BANGKOK — The war in Ukraine, now in its third year, is intensifying security and economic pressures thousands of kilometres away in Southeast Asia, according to Thai and regional security officials who say the conflict has created new trafficking routes, price spikes and opportunities for organised crime.
“We are intercepting more Eastern European-made small arms on the Thai-Myanmar border than at any time in the past decade,” a senior officer in Thailand’s Narcotics and Transnational Crime Bureau told reporters this week, requesting anonymity because he was not authorised to speak publicly. Seizures of 5.45mm ammunition — the standard Russian calibre — have risen 160 per cent since early 2023, the officer said.
Regional analysts link the uptick to weapons diverted from Ukrainian battlefields and resold through Cambodia and Laos before reaching insurgent groups in Myanmar and the Philippines. “When a major war expands the global stock of illicit arms, Southeast Asia is one of the first places they surface,” said Zachary Abuza, a security scholar at the U.S. National War College, in a telephone interview.
The economic knock-on effects are also widening. Thailand’s Commerce Ministry reports that urea fertiliser prices remain 45 per cent above pre-invasion levels because Russia and Ukraine together supplied roughly a quarter of global nitrogen exports before 2022. Higher fertiliser costs have eroded profit margins for rice farmers in Thailand and Vietnam, pushing some seasonal workers into online scam operations run from casinos in Myeik and Sihanoukville, labour advocates say.
“We are documenting a direct pipeline: laid-off farmhands are lured by Facebook ads promising call-centre jobs, only to be trafficked into cyber-fraud compounds,” said Chenda Man, coordinator for the Mekong Migrant Network. Interpol’s Singapore office confirms a 32 per cent jump in forced-labour fraud cases involving Thai and Filipino nationals since March 2022.
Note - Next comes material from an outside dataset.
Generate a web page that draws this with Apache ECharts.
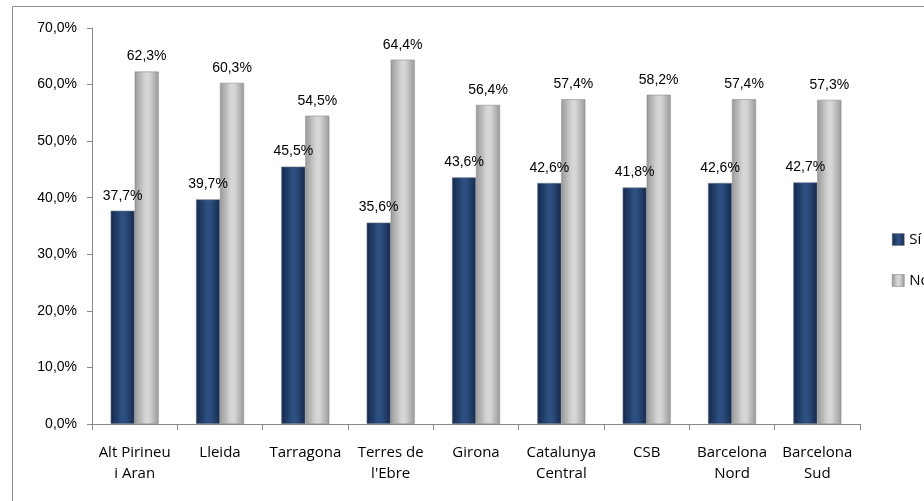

Thai Foreign Ministry spokesperson Kanchana Patarachoke said Bangkok would raise the issue of wartime spill-overs at next month’s ASEAN-EU joint committee meeting. “The conflict in Europe is not remote to us; its secondary impacts threaten our region’s stability,” she said.
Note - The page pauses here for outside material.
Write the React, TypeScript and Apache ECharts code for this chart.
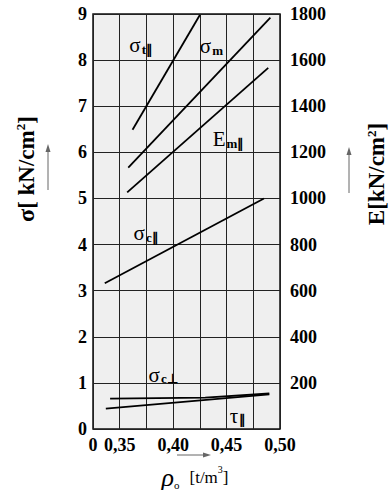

Meanwhile, humanitarian groups warn that growing instability could derail ASEAN’s fragile plan to deliver aid along the Thai-Myanmar frontier. “If arms flows continue unchecked, the window for a negotiated humanitarian corridor will close,” said a diplomat from an ASEAN member state.
Analysts forecast that tightening EU export controls and a potential Ukrainian counter-offensive this summer could further displace weapons and migrants. “Unless donor governments pair military assistance with stronger end-use monitoring, Southeast Asia will keep paying a hidden price for the war,” Abuza said.